Configure the application container

We will prepare application Containerfile for caching by including a short cargo cache setup:

ARG CARGO_MIRROR=""
RUN if [ -n "$CARGO_MIRROR" ]; then \
    mkdir -p .cargo && \
    echo '[source.crates-io]' > ~/.cargo/config.toml && \
    echo "registry = 'sparse+$CARGO_MIRROR/'" >> ~/.cargo/config.toml; \
    fi

Note that this supports full mirrors as well as lazy caches. If CARGO_MIRROR parameter is not specified during build, the container will download crates from the official cargo servers. This way the Containerfile can be placed in a public repository without breaking builds for people who do not have the cache set up.

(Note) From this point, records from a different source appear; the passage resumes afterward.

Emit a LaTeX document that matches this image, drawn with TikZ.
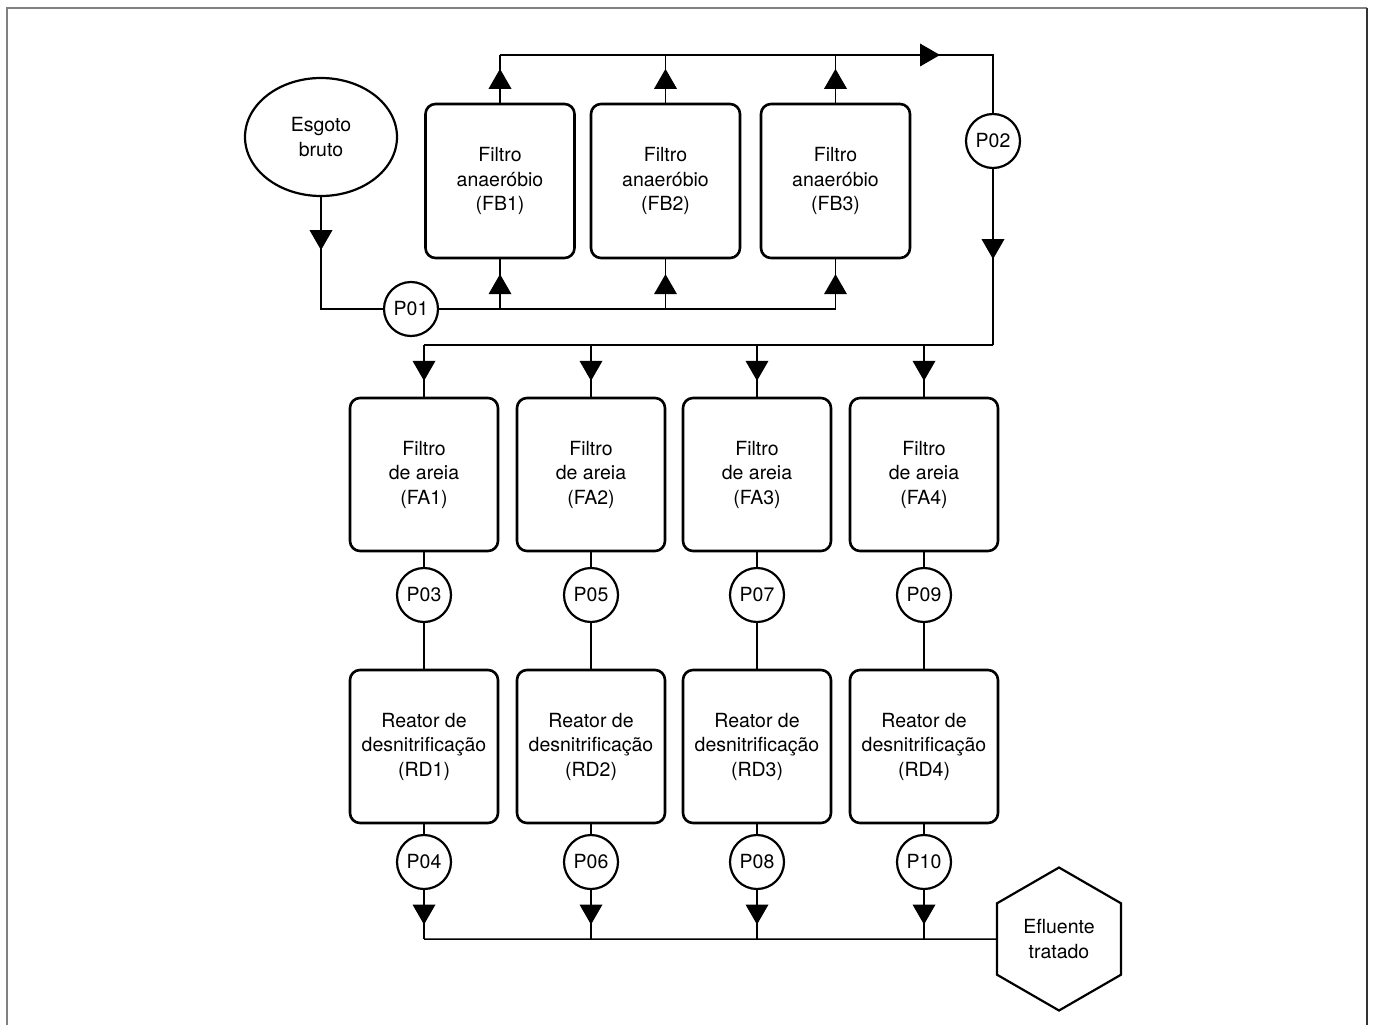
\documentclass[tikz,border=0pt]{standalone}
\usepackage{fontspec}
\setmainfont{TeX Gyre Heros}
\usetikzlibrary{shapes.geometric,decorations.markings}
\tikzset{
  txt/.style={font=\fontsize{19.5}{24.5}\selectfont, align=center},
  box/.style={draw, txt, rounded corners=10pt, line width=2.6pt, inner sep=0pt,
    minimum width=148pt, minimum height=153pt},
  pnode/.style={draw, circle, txt, line width=2.2pt, inner sep=0pt, minimum size=54pt},
  conn/.style={line width=1.5pt},
  arr/.style={postaction={decorate}, decoration={markings,
    mark=at position #1 with {\fill (10pt,0pt) -- (-10pt,11.5pt) -- (-10pt,-11.5pt) -- cycle;}}},
  arr/.default=0.5
}
\begin{document}
\begin{tikzpicture}[x=1pt,y=-1pt]
\useasboundingbox (0,0) rectangle (1373,1025);
% frame
\draw[line width=2pt, black!50] (7,1025) -- (7,8) -- (1367,8);
\draw[line width=2pt, black!80] (1367,8) -- (1367,1025);

% source
\node[draw, ellipse, txt, line width=2.2pt, inner sep=0pt, minimum width=152pt, minimum height=118pt] (esg) at (321,137) {Esgoto\\bruto};

% anaerobic filters
\node[box, minimum width=149pt, minimum height=154pt] (fb1) at (500,181) {Filtro\\anaeróbio\\(FB1)};
\node[box, minimum width=149pt, minimum height=154pt] (fb2) at (665.5,181) {Filtro\\anaeróbio\\(FB2)};
\node[box, minimum width=149pt, minimum height=154pt] (fb3) at (835.5,181) {Filtro\\anaeróbio\\(FB3)};

% sand filters
\node[box] (fa1) at (424,474.5) {Filtro\\de areia\\(FA1)};
\node[box] (fa2) at (591,474.5) {Filtro\\de areia\\(FA2)};
\node[box] (fa3) at (757,474.5) {Filtro\\de areia\\(FA3)};
\node[box] (fa4) at (924,474.5) {Filtro\\de areia\\(FA4)};

% reactors
\node[box] (rd1) at (424,746.5) {Reator de\\desnitrificação\\(RD1)};
\node[box] (rd2) at (591,746.5) {Reator de\\desnitrificação\\(RD2)};
\node[box] (rd3) at (757,746.5) {Reator de\\desnitrificação\\(RD3)};
\node[box] (rd4) at (924,746.5) {Reator de\\desnitrificação\\(RD4)};

% sampling points
\node[pnode] (p01) at (411,309) {P01};
\node[pnode] (p02) at (993,141) {P02};
\node[pnode] (p03) at (424,595) {P03};
\node[pnode] (p05) at (591,595) {P05};
\node[pnode] (p07) at (757,595) {P07};
\node[pnode] (p09) at (924,595) {P09};
\node[pnode] (p04) at (424,862) {P04};
\node[pnode] (p06) at (591,862) {P06};
\node[pnode] (p08) at (757,862) {P08};
\node[pnode] (p10) at (924,862) {P10};

% effluent
\node[draw, regular polygon, regular polygon sides=6, shape border rotate=90, txt,
  line width=2.2pt, inner sep=0pt, minimum size=143pt] (hex) at (1059,939) {Efluente\\tratado};

% coordinates
\coordinate (c0) at (321,309);
\coordinate (c1) at (500,309);
\coordinate (c2) at (665.5,309);
\coordinate (c3) at (835.5,309);
\coordinate (t1) at (500,55);
\coordinate (t2) at (665.5,55);
\coordinate (t3) at (835.5,55);
\coordinate (tr) at (993,55);
\coordinate (d0) at (993,345);
\coordinate (b1) at (424,345);
\coordinate (b2) at (591,345);
\coordinate (b3) at (757,345);
\coordinate (b4) at (924,345);
\coordinate (e1) at (424,939);
\coordinate (e2) at (591,939);
\coordinate (e3) at (757,939);
\coordinate (e4) at (924,939);

% feed
\draw[conn, arr=43pt] (esg.south) -- (c0) -- (p01);
\draw[conn] (p01) -- (c3);
\draw[conn, arr] (c1) -- (fb1.south);
\draw[conn, arr] (c2) -- (fb2.south);
\draw[conn, arr] (c3) -- (fb3.south);

% anaerobic outlets
\draw[conn, arr] (fb1.north) -- (t1);
\draw[conn, arr] (fb2.north) -- (t2);
\draw[conn, arr] (fb3.north) -- (t3);
\draw[conn, arr=430pt] (t1) -- (tr) -- (p02);
\draw[conn, arr=80pt] (p02) -- (d0);
\draw[conn] (d0) -- (b1);

% sand filter inlets
\draw[conn, arr] (b1) -- (fa1.north);
\draw[conn, arr] (b2) -- (fa2.north);
\draw[conn, arr] (b3) -- (fa3.north);
\draw[conn, arr] (b4) -- (fa4.north);

% sand filters to reactors
\foreach \i/\p in {1/03,2/05,3/07,4/09} {
  \draw[conn] (fa\i) -- (p\p);
  \draw[conn] (p\p) -- (rd\i);
}
\foreach \i/\p in {1/04,2/06,3/08,4/10} {
  \draw[conn] (rd\i) -- (p\p);
  \draw[conn, arr] (p\p) -- (e\i);
}
\draw[conn] (e1) -- (hex.west);
\end{tikzpicture}
\end{document}
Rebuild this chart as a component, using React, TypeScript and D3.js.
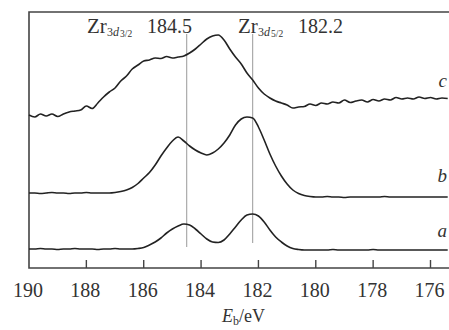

To enable caching, we will point CARGO_MIRROR to our localhost cache. In addition to the parameter, we also have to forward cache's port into the container, during both build and execution:

podman build \
    -t localhost/cargo-cache-test \
    --build-arg CARGO_MIRROR=http://127.0.0.1:3263 \
    --network=pasta:-T,3263
podman run -it --rm \
    --network=pasta:-T,3263 \
    localhost/cargo-cache-test

If you are also using my apt-get cache, then the complete setup looks like this:

podman build \
    -t localhost/cargo-cache-test \
    --build-arg APT_PROXY=http://127.0.0.1:3142 \
    --build-arg CARGO_MIRROR=http://127.0.0.1:3263 \
    --network=pasta:-T,3142,-T,3263
podman run -it --rm \
    --network=pasta:-T,3142,-T,3263 \
    localhost/cargo-cache-test

You can now use cargo during image build and during container execution. Cargo downloads will be rerouted through nginx, which will cache them. You should see logs like this when you run journalctl --user -u cargo-cache:

200 - - "GET /config.json HTTP/1.1" 67
200 - MISS "GET /3/p/png HTTP/1.1" 4104
200 200 MISS "GET /crates/home/0.5.11/download HTTP/1.1" 9926
...
200 304 REVALIDATED "GET /3/p/png HTTP/1.1" 4104
304 - HIT "GET /ho/me/home HTTP/1.1" 0
200 - HIT "GET /crates/home/0.5.11/download HTTP/1.1" 9926

Header-only revalidation is the best you can get for the index while still making new versions visible to cargo. Plain hit (without revalidation) is what you should see for the immutable crates.